American Vogue’s epoch-making editorials such as ‘Flights of Fancy’ and ‘Cloud Atlas’ are nothing short of art meets advert. The dress is the thing, but the efforts of the creative team (and a good model will always be a team player), can turn an everyday editorial into something spectacular.

Caroline’s intelligence and resilience is what makes her a great model. The legendary ‘meat freezer’ shoot would be enough to spook any model, but the fact that Caroline had only been working for two years, and was willing to push through her discomfort, showed that she was serious about having a career with depth and vitality. No-one wants to be a one-season wonder and being versatile isn’t just about personal growth: it can do your career a power of good too.
Caroline’s willingness to go the extra mile to get that one good photograph is what keeps her at the forefront of the industry. Character may not seem like one of the most important attributes a model can have, but working in difficult situations is all part and parcel of the modelling experience.

Some models get to the top by opportunity, others make it because their look makes them a talking-point, but models like Caroline make it by sheer hard graft.

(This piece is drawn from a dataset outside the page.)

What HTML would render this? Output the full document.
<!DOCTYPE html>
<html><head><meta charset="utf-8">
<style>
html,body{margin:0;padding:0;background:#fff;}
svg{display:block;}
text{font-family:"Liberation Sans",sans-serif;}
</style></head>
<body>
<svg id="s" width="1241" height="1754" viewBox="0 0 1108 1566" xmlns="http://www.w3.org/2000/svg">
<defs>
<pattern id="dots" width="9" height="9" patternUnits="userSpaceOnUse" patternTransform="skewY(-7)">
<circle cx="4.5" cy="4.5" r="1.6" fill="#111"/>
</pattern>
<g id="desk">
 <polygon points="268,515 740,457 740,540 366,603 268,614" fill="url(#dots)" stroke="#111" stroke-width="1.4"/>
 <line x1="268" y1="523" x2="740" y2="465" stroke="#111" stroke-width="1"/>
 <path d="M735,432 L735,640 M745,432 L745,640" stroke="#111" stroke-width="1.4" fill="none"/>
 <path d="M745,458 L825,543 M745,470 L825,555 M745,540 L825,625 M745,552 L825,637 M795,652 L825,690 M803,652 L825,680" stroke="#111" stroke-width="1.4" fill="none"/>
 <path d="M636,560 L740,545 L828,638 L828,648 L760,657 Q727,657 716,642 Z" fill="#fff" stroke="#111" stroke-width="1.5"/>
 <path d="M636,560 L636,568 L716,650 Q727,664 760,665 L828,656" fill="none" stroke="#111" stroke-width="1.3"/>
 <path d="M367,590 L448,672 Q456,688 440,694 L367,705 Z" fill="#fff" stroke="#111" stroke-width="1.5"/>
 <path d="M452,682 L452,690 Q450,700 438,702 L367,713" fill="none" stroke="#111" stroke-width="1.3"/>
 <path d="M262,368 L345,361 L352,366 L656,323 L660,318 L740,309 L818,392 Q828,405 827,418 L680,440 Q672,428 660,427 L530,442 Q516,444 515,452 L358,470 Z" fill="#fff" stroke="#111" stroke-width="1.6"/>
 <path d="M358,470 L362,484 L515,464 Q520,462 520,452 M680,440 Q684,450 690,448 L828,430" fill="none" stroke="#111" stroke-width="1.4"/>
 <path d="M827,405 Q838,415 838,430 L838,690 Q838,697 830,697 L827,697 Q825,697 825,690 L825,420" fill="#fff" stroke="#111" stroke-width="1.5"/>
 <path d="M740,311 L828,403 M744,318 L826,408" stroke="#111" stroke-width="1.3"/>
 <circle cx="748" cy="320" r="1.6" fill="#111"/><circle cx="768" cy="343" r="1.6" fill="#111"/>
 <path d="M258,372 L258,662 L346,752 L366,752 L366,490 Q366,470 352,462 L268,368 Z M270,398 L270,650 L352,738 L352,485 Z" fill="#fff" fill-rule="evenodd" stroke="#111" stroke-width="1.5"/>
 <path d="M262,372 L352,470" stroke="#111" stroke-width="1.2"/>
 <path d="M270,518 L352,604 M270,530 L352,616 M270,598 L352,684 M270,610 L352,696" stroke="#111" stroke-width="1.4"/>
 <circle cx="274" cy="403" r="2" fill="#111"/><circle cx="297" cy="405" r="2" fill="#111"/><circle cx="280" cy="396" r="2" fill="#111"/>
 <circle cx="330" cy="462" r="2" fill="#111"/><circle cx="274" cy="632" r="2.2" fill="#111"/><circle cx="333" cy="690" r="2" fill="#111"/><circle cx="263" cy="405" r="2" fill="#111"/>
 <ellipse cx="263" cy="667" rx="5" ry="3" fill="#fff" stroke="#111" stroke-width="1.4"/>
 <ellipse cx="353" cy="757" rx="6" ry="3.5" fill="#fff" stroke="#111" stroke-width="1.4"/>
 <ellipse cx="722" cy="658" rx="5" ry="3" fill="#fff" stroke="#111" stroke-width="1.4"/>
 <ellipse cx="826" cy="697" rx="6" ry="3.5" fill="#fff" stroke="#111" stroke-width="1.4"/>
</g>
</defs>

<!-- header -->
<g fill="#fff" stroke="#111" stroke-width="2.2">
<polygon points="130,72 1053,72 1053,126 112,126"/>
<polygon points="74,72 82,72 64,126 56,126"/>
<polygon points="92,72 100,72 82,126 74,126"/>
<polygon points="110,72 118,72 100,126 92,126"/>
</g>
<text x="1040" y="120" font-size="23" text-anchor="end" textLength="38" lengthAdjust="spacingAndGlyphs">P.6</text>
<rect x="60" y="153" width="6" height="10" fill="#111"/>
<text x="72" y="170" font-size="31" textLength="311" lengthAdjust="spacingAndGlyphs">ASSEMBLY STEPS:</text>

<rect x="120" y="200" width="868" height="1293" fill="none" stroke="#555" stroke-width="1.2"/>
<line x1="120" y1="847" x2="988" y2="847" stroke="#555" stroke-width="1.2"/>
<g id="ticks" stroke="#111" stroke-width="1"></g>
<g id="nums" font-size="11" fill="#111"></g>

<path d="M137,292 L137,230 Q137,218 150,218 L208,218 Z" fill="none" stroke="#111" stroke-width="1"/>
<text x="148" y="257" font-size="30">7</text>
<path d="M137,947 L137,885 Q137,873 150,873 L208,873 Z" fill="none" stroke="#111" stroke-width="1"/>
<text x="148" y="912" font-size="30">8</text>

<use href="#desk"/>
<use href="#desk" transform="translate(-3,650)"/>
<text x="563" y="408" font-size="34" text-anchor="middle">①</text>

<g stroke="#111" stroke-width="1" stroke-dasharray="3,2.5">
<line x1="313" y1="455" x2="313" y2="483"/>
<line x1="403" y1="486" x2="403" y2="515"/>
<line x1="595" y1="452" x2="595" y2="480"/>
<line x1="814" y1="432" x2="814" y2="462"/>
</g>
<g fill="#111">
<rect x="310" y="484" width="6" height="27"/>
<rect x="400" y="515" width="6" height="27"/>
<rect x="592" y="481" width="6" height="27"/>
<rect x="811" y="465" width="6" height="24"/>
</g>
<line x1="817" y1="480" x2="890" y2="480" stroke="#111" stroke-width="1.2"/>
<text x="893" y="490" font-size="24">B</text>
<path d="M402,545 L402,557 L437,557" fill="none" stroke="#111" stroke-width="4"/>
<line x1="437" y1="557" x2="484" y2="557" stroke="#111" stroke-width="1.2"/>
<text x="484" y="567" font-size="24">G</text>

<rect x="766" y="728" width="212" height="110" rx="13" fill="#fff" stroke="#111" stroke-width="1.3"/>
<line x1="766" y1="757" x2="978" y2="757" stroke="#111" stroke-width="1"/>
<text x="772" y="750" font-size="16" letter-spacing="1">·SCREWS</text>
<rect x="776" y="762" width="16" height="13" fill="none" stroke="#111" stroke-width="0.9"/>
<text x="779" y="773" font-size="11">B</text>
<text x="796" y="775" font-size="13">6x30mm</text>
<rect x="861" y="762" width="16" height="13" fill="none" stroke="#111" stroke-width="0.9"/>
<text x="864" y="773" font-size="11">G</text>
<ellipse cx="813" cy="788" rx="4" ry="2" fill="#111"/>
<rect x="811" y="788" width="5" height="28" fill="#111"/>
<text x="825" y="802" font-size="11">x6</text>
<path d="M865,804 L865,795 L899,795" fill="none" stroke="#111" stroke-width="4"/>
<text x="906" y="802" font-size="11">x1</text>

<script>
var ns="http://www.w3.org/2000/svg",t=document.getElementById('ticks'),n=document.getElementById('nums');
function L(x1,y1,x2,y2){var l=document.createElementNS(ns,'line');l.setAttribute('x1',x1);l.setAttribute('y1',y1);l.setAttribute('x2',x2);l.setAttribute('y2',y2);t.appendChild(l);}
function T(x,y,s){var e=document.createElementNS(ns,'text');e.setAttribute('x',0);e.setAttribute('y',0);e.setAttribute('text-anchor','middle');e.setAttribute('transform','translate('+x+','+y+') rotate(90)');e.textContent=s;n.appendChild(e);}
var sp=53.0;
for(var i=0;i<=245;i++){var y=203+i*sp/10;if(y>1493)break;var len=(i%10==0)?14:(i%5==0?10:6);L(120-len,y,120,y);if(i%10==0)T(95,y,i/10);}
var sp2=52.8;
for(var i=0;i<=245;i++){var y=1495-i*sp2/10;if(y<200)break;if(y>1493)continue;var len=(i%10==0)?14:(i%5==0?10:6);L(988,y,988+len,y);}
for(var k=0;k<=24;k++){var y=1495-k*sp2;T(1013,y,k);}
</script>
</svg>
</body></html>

It’s an old-fashioned concept in a culture of instant gratification, but when required to excel under pressure not all models are created equal. When it comes to role models, the person who can work through any circumstance and deliver consistently high-calibre work is someone worth emulating. In adopting a philosophy to work by, you couldn’t choose better than Caroline Trentini.